Nothing routine about C.J. Wilson's delivery for Angels now

Nothing routine about C.J. Wilson's delivery for Angels now
C.J. Wilson works on a pitching drill during an Angels spring trainingworkout last month. (Chris Carlson / Associated Press)

C.J. Wilson flung a ball against the 4-foot wall between the field and stands at Tempe Diablo Stadium. It boomeranged back to him, and he threw it away again.

While his teammates played standard-issue catch Saturday morning, Wilson attempted to refine his new approach to pitching. The left-hander paused several times during a session with Angels strength and conditioning coach T.J. Harrington to mime the throwing motion he sought.


Wilson is in an unusual position with two weeks remaining until opening day: He says he has transformed the way he pitches to try to remain relevant.

"If you're paying attention," Wilson said, "what ... is that guy throwing over there?"

"I've re-created a new, different delivery with a different arm slot. I throw completely different than I did last year. I won't even look like the same pitcher."

The 35-year-old left-hander has not yet brought the delivery to a mound. Before he feels comfortable doing so, he said, he has to add 100 feet to his throwing. It will be a while; he will open the season on the disabled list.

"When you try to get off the mound too early, I think it's counterproductive," Wilson said. "If you don't have the arm strength, then you're not really gonna be doing anything effective on the mound."

Wilson entered this spring throwing the same way he has in the past. He felt healthy all off-season after August surgery to remove bone spurs from his elbow. But discomfort during an early-spring bullpen session led to an MRI exam, and the exam showed tendinitis in his shoulder.

"That's when I looked at the video and said, 'This isn't right. We're gonna have to scuttle this whole thing and start over,'" Wilson said.

Manager Mike Scioscia disagreed. He said Wilson was not starting over, only making minor adjustments.

"It's not so different that he hasn't done it before," Scioscia said. "He's just trying to find a comfortable arm slot. He's trying a slot that might be a little more conducive to where he is right now and what he's feeling."

The slot Wilson featured in playing catch Saturday was lower, although not dramatically so.

Wilson said he still feels better than he did for most of 2015, when he pitched through elbow and shoulder pain to post a 3.89 earned-run average in 132 innings. That caused him nerve damage and rendered him incapable of straightening his arm.

Extensive off-season rehab returned to him that ability. It did not last.
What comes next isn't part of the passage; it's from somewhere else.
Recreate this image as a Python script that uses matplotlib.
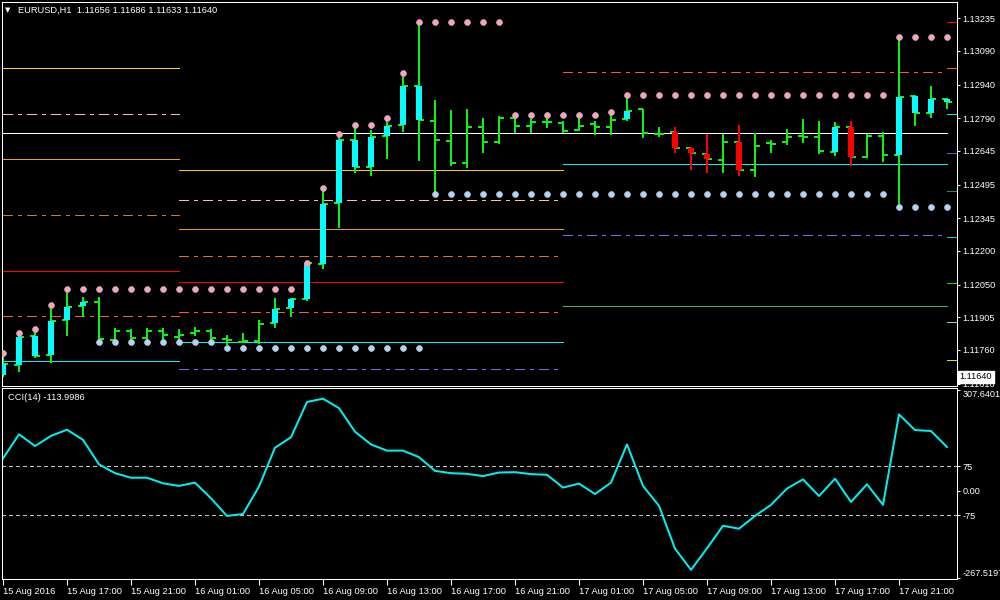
import matplotlib
matplotlib.use('Agg')
import matplotlib.pyplot as plt
import matplotlib.transforms as mtransforms
import numpy as np

plt.rcParams['font.family'] = ['Liberation Sans', 'DejaVu Sans']
plt.rcParams['lines.scale_dashes'] = False

# ---------------- data ----------------
header_text = "EURUSD,H1  1.11656 1.11686 1.11633 1.11640"
cci_text = "CCI(14) -113.9986"

opens = [1.11648, 1.11693, 1.11822, 1.11737, 1.11893, 1.11955, 1.11974, 1.11804, 1.11845, 1.11813,
         1.11845, 1.11819, 1.11834, 1.11845, 1.11809, 1.11797, 1.11801, 1.11881, 1.11948, 1.11988,
         1.12142, 1.12414, 1.12692, 1.12574, 1.12710, 1.12759, 1.12932, 1.12780, 1.12691, 1.12593,
         1.12753, 1.12686, 1.12792, 1.12757, 1.12774, 1.12771, 1.12738, 1.12764, 1.12753, 1.12787,
         1.12830, 1.12720, 1.12729, 1.12659, 1.12631, 1.12605, 1.12686, 1.12560, 1.12679, 1.12686,
         1.12712, 1.12708, 1.12640, 1.12750, 1.12619, 1.12713, 1.12627, 1.12889, 1.12812, 1.12877]
highs = [1.11746, 1.11835, 1.11853, 1.11960, 1.12031, 1.11995, 1.11995, 1.11858, 1.11853, 1.11858,
         1.11858, 1.11853, 1.11862, 1.11853, 1.11826, 1.11835, 1.11893, 1.11991, 1.11991, 1.12151,
         1.12479, 1.12723, 1.12760, 1.12738, 1.12790, 1.12993, 1.13217, 1.12872, 1.12827, 1.12832,
         1.12792, 1.12800, 1.12812, 1.12787, 1.12797, 1.12778, 1.12797, 1.12778, 1.12820, 1.12894,
         1.12830, 1.12753, 1.12753, 1.12661, 1.12720, 1.12720, 1.12760, 1.12724, 1.12694, 1.12743,
         1.12787, 1.12778, 1.12772, 1.12778, 1.12719, 1.12728, 1.13150, 1.12894, 1.12934, 1.12882]
lows = [1.11640, 1.11662, 1.11725, 1.11702, 1.11822, 1.11908, 1.11804, 1.11804, 1.11804, 1.11804,
        1.11804, 1.11797, 1.11822, 1.11782, 1.11780, 1.11789, 1.11788, 1.11859, 1.11908, 1.11979,
        1.12120, 1.12304, 1.12548, 1.12535, 1.12609, 1.12731, 1.12600, 1.12457, 1.12579, 1.12571,
        1.12637, 1.12676, 1.12724, 1.12724, 1.12748, 1.12724, 1.12735, 1.12716, 1.12716, 1.12778,
        1.12704, 1.12708, 1.12637, 1.12560, 1.12546, 1.12548, 1.12535, 1.12530, 1.12637, 1.12671,
        1.12682, 1.12630, 1.12624, 1.12579, 1.12612, 1.12597, 1.12397, 1.12757, 1.12790, 1.12830]
closes = [1.11697, 1.11819, 1.11735, 1.11890, 1.11952, 1.11974, 1.11809, 1.11845, 1.11813, 1.11844,
          1.11828, 1.11828, 1.11845, 1.11815, 1.11805, 1.11801, 1.11875, 1.11943, 1.11985, 1.12145,
          1.12407, 1.12692, 1.12574, 1.12709, 1.12758, 1.12932, 1.12781, 1.12694, 1.12593, 1.12753,
          1.12686, 1.12792, 1.12757, 1.12774, 1.12774, 1.12735, 1.12757, 1.12753, 1.12783, 1.12824,
          1.12726, 1.12720, 1.12658, 1.12637, 1.12608, 1.12686, 1.12560, 1.12667, 1.12676, 1.12708,
          1.12708, 1.12646, 1.12750, 1.12619, 1.12713, 1.12626, 1.12886, 1.12815, 1.12875, 1.12864]
# body colour of highlighted candles: c = cyan, r = red, '' = plain bar
body_kind = ['c', 'c', 'c', 'c', 'c', 'c', '', '', '', '',
             '', '', '', '', '', '', '', 'c', 'c', 'c',
             'c', 'c', 'c', 'c', 'c', 'c', 'c', '', '', '',
             '', '', '', '', '', '', '', '', '', 'c',
             '', '', 'r', 'r', 'r', '', 'r', '', '', '',
             '', '', 'c', 'r', '', '', 'c', 'c', 'c', 'c']

N = np.nan
upper_dots = [1.11746, 1.11835, 1.11853, 1.11960] + [1.12030] * 15 + \
             [1.12148, 1.12479, 1.12720, 1.12760, 1.12760, 1.12790, 1.12993] + \
             [1.13217] * 6 + [1.12804] * 6 + [1.12817] + [1.12893] * 17 + [1.13150] * 4
lower_dots = [N] * 6 + [1.11797] * 8 + [1.11767] * 13 + [1.12452] * 29 + [1.12397] * 4

cci = [99, 173, 137, 168, 187, 156, 81, 54, 40, 40,
       23, 15, 25, -23, -77, -71, 13, 132, 164, 272,
       282, 253, 181, 142, 123, 123, 103, 61, 54, 52,
       45, 56, 57, 51, 49, 10, 22, -10, 25, 142,
       15, -46, -177, -242, -176, -107, -116, -77, -43, 7,
       35, -16, 37, -34, 20, -43, 234, 186, 183, 134]

time_tick_idx = list(range(0, 60, 4))
time_labels = ['15 Aug 2016', '15 Aug 17:00', '15 Aug 21:00', '16 Aug 01:00', '16 Aug 05:00',
               '16 Aug 09:00', '16 Aug 13:00', '16 Aug 17:00', '16 Aug 21:00', '17 Aug 01:00',
               '17 Aug 05:00', '17 Aug 09:00', '17 Aug 13:00', '17 Aug 17:00', '17 Aug 21:00']

price_ticks = [1.13235, 1.13090, 1.12940, 1.12790, 1.12645, 1.12495, 1.12345,
               1.12200, 1.12050, 1.11905, 1.11760, 1.11610]
price_labels = ['1.13235', '1.13090', '1.12940', '1.12790', '1.12645', '1.12495', '1.12345',
                '1.12200', '1.12050', '1.11905', '1.11760', '1.11610']
current_price = 1.11640

cci_ticks = [307.6401, 75, 0, -75, -267.5197]
cci_tick_labels = ['307.6401', '75', '0.00', '-75', '-267.5197']
cci_levels = [75, -75]

# pivot-style levels, per day (start index, end index)
day_spans = [(0, 11), (11, 35), (35, 59)]
day1_levels = [1.13014, 1.12809, 1.12609, 1.12360, 1.12111, 1.11911, 1.11711]
day1_kinds = ['gold', 'pinkdd', 'orange', 'orangedd', 'red', 'reddd', 'cyan']
day2_levels = [1.12560, 1.12427, 1.12298, 1.12178, 1.12062, 1.11929, 1.11795, 1.11675]
day2_kinds = ['gold', 'pinkdd', 'orange', 'orangedd', 'red', 'reddd', 'cyan', 'purpledd']
day3_levels = [1.12996, 1.12587, 1.12271, 1.11955]
day3_kinds = ['reddd', 'cyan', 'purpledd', 'green']
white_level = 1.12725

right_marks = [1.13219, 1.13014, 1.12809, 1.12636, 1.12467, 1.12262, 1.12058, 1.11884, 1.11715]
right_mark_colors = ['#FF0000', '#FF5030', '#00E8F0', '#6A5ACD', '#2E8B57',
                     '#00C8E0', '#22CC22', '#9FD0E8', '#B0F020']

# ---------------- styles ----------------
DD = (0, (6.8, 3.6, 2.2, 4.3))
styles = {
    'gold': ('#FFD000', '-'),
    'orange': ('#F0A010', '-'),
    'red': ('#FF0000', '-'),
    'cyan': ('#00F0FF', '-'),
    'green': ('#3CB371', '-'),
    'pinkdd': ('#FFB6C1', DD),
    'orangedd': ('#E0701E', DD),
    'reddd': ('#FF5533', DD),
    'purpledd': ('#7B68EE', DD),
}

GREEN = '#10F010'
W = 1000
H = 600
fig = plt.figure(figsize=(10, 6), dpi=100, facecolor='black')

def fx(px):
    return px / W

def fy(py):
    return 1 - py / H

# main pane: pixel x 2..957, y 2..386
ax = fig.add_axes([fx(2), fy(386), fx(955), 384 / H])
ax.set_facecolor('black')
px_per_bar = 16.0
ax.set_xlim((2 - 3) / px_per_bar, (957 - 3) / px_per_bar)
ax.set_ylim(1.115995, 1.133075)

idx = np.arange(len(opens))
lw2 = 1.44
lw1 = 0.75
lwl = 0.6

# levels
for (s, e), levs, kinds in zip(day_spans, [day1_levels, day2_levels, day3_levels],
                                [day1_kinds, day2_kinds, day3_kinds]):
    for lv, k in zip(levs, kinds):
        col, ls = styles[k]
        ax.plot([s, e], [lv, lv], color=col, lw=lwl, linestyle=ls, zorder=1, antialiased=False)
ax.plot([0, 59], [white_level, white_level], color='white', lw=lwl, zorder=1.2, antialiased=False)
for lv, col in zip(right_marks, right_mark_colors):
    ax.plot([59.02, 59.6], [lv, lv], color=col, lw=lwl, zorder=1, antialiased=False)

# OHLC bars
tick_len = 0.33
ax.vlines(idx, lows, highs, colors=GREEN, lw=lw2, zorder=2)
ax.hlines(opens, idx - tick_len, idx, colors=GREEN, lw=lw2, zorder=2)
ax.hlines(closes, idx, idx + tick_len, colors=GREEN, lw=lw2, zorder=2)

for i, k in enumerate(body_kind):
    if not k:
        continue
    lo = min(opens[i], closes[i])
    hi = max(opens[i], closes[i])
    col = '#00FFFF' if k == 'c' else '#FF0000'
    if k == 'r':
        ax.vlines(i, lows[i], highs[i], colors=col, lw=lw2, zorder=2.5)
    ax.bar(i, hi - lo, bottom=lo, width=0.32, color=col, edgecolor='none', zorder=3)

# dots
ax.plot(idx, upper_dots, 'o', ms=4.2, mfc='#FFA4A4', mec='#C8A8E8', mew=0.5, zorder=4, linestyle='none')
ax.plot(idx, lower_dots, 'o', ms=4.2, mfc='#A8D8F4', mec='#C8C0E0', mew=0.5, zorder=4, linestyle='none')

# axes styling
for sp in ax.spines.values():
    sp.set_color('white')
    sp.set_linewidth(lw1)
ax.set_xticks([])
ax.yaxis.tick_right()
ax.set_yticks(price_ticks)
ax.set_yticklabels(price_labels)
ax.tick_params(axis='y', colors='white', labelcolor='white', labelsize=6.6,
               length=2.2, width=lw1, pad=1.8, direction='out')

trans = mtransforms.blended_transform_factory(ax.transAxes, ax.transData)
ax.text(1.0025, current_price, '1.11640', transform=trans, color='black', fontsize=6.6,
        va='center', ha='left',
        bbox=dict(boxstyle='square,pad=0.18', facecolor='white', edgecolor='white'), zorder=6)

# header
fig.text(fx(5), fy(10), '\u25BC', color='white', fontsize=5, va='center', ha='left',
         family=['DejaVu Sans'])
fig.text(fx(18), fy(10), header_text, color='white', fontsize=6.7, va='center', ha='left')

# CCI pane: pixel y 388..579
ax2 = fig.add_axes([fx(2), fy(579), fx(955), (579 - 388) / H])
ax2.set_facecolor('black')
ax2.set_xlim((2 - 3) / px_per_bar, (957 - 3) / px_per_bar)
ax2.set_ylim(-270.0, 314.7)
for lv in cci_levels:
    ax2.axhline(lv, color='#C8C8C8', lw=lwl, linestyle=(0, (2.2, 2.2)), zorder=1, antialiased=False)
ax2.plot(idx, cci, color='#00F0F0', lw=lw2, zorder=2)
for sp in ax2.spines.values():
    sp.set_color('white')
    sp.set_linewidth(lw1)
ax2.yaxis.tick_right()
ax2.set_yticks(cci_ticks)
ax2.set_yticklabels(cci_tick_labels)
ax2.tick_params(axis='y', colors='white', labelcolor='white', labelsize=6.6,
                length=2.2, width=lw1, pad=1.8)
ylabels = ax2.get_yticklabels()
ylabels[0].set_va('top')
ylabels[-1].set_va('bottom')
ax2.set_xticks(time_tick_idx)
ax2.set_xticklabels(time_labels, ha='left')
ax2.tick_params(axis='x', colors='white', labelcolor='white', labelsize=6.7,
                length=4, width=lw1, pad=2)
fig.text(fx(8), fy(397), cci_text, color='white', fontsize=6.7, va='center', ha='left')

fig.savefig('out.png', dpi=100, facecolor='black')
When he first started throwing at all-out effort, in February, the shoulder resumed feeling the same way.

If he continued to pitch that way, Wilson said, he would be throwing 80 mph with an over-the-top throwing motion. That, he noted dryly, would not work in the major leagues.

So he is trying something new in his fifth and final season under contract with the Angels and his seventh season as a starting pitcher.


"I couldn't build any more arm strength because the deficiencies in the shoulder are too high," Wilson said. "I have to throw differently now. I have to throw like somebody else. I have to be a new person."

Short hops

Left-hander Tyler Skaggs threw a two-inning simulated game Saturday, his first time facing hitters since he suffered a torn ulnar collateral ligament on July 31, 2014. He'll now pitch in a minor league game on Thursday after lobbying to pitch in a Cactus League game and failing. …The Angels optioned infielders Kyle Kubitza and Kaleb Cowart to minor league camp and reassigned infielder Sherman Johnson to the same location. Kubitza and Cowart were both considered likely, at alternate points, to take over third base for the Angels this season, but the team acquired Yunel Escobar over the off-season to temporarily fill the hole.